In my own service to others in pastoral work, when I learned to ask, “Where is the lordship of Jesus Christ in your marriage?” things took on an entirely different perspective with husbands and wives in marital difficulty. Then there could be confession of sin, then there could be healing, then Jesus was Lord and He was bigger than the marriage – and not only could the husband and the wife repent and confess, but the marriage could repent and confess. Yes, I could still coach them in communicating and decision-making and in other areas of marriage, but that was secondary, the lordship of Jesus Christ was first and that meant confession.

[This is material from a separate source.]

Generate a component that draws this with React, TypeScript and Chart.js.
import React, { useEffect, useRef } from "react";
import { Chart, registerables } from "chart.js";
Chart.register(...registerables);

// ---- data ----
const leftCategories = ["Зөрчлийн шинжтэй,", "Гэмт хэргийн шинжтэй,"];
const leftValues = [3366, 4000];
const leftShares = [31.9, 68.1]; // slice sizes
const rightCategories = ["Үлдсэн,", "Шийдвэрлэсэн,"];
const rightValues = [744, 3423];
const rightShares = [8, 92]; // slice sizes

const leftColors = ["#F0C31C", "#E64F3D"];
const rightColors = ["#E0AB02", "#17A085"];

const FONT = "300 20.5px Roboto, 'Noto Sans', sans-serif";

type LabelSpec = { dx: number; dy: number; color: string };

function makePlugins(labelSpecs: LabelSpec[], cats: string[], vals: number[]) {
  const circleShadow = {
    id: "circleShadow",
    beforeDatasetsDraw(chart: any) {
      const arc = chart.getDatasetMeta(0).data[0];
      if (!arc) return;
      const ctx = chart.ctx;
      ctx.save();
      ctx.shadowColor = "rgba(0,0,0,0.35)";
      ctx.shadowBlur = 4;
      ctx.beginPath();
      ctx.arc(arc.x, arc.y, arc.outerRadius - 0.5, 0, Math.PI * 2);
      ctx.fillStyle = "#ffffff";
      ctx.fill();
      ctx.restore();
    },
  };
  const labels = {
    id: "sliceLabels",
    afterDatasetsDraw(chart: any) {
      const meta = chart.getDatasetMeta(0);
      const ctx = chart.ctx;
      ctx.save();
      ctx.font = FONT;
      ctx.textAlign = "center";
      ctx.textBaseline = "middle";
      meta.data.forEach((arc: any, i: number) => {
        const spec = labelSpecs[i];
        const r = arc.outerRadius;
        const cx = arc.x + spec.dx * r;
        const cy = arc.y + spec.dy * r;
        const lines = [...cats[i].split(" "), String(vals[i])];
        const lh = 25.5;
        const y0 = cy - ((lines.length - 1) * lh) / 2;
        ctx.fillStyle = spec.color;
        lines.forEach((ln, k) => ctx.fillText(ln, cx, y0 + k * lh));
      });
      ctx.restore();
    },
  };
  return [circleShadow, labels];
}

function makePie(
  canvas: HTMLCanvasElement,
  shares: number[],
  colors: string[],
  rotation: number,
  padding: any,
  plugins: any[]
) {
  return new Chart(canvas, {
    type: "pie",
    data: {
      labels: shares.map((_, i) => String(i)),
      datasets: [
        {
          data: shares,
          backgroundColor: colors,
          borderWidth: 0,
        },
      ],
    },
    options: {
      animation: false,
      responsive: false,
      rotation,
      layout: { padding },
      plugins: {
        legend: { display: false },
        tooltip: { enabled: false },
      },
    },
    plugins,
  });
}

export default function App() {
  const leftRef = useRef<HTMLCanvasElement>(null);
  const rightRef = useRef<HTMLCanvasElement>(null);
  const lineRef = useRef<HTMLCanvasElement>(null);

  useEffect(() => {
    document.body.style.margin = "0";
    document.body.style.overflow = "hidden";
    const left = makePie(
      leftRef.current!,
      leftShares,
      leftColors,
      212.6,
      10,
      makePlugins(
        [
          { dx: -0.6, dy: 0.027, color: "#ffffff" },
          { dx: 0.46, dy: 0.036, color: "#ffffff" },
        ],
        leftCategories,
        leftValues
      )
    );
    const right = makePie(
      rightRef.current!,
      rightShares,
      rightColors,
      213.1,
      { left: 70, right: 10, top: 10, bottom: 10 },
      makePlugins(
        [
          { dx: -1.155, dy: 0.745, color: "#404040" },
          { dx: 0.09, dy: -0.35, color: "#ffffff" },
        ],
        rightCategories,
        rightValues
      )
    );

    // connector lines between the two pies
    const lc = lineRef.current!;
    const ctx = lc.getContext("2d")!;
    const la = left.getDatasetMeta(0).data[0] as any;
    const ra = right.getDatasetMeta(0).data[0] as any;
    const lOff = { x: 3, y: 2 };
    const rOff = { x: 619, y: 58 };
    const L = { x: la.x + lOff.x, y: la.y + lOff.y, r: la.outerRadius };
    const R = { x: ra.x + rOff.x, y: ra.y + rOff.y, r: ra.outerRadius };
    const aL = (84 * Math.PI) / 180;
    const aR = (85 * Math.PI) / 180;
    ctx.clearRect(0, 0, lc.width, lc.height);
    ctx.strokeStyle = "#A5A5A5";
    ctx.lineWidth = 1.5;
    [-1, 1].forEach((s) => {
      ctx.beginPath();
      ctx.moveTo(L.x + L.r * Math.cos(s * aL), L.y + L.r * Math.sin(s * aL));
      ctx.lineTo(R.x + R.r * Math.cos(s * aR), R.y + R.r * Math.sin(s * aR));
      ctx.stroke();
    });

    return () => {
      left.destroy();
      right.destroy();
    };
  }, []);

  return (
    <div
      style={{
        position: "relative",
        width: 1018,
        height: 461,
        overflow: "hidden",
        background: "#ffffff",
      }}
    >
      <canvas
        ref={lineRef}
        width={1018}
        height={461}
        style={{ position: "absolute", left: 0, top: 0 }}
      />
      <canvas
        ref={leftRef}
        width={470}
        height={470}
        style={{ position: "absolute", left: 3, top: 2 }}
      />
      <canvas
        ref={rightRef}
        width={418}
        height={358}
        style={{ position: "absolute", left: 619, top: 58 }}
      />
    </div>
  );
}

Just as there are healing properties in our physical bodies, so are there healing properties within the Body of Christ, in life together; learning to confess our sins one to another and praying for one another that we may be healed (James 5:16) presents us with an image of those properties in action. A healthy body is a body in which the parts are in balance and relationship, one in which every part, every element, is fulfilling its God-designed purpose. Can we not see that this is who we are as God’s people? (Ephesians Chapter 4).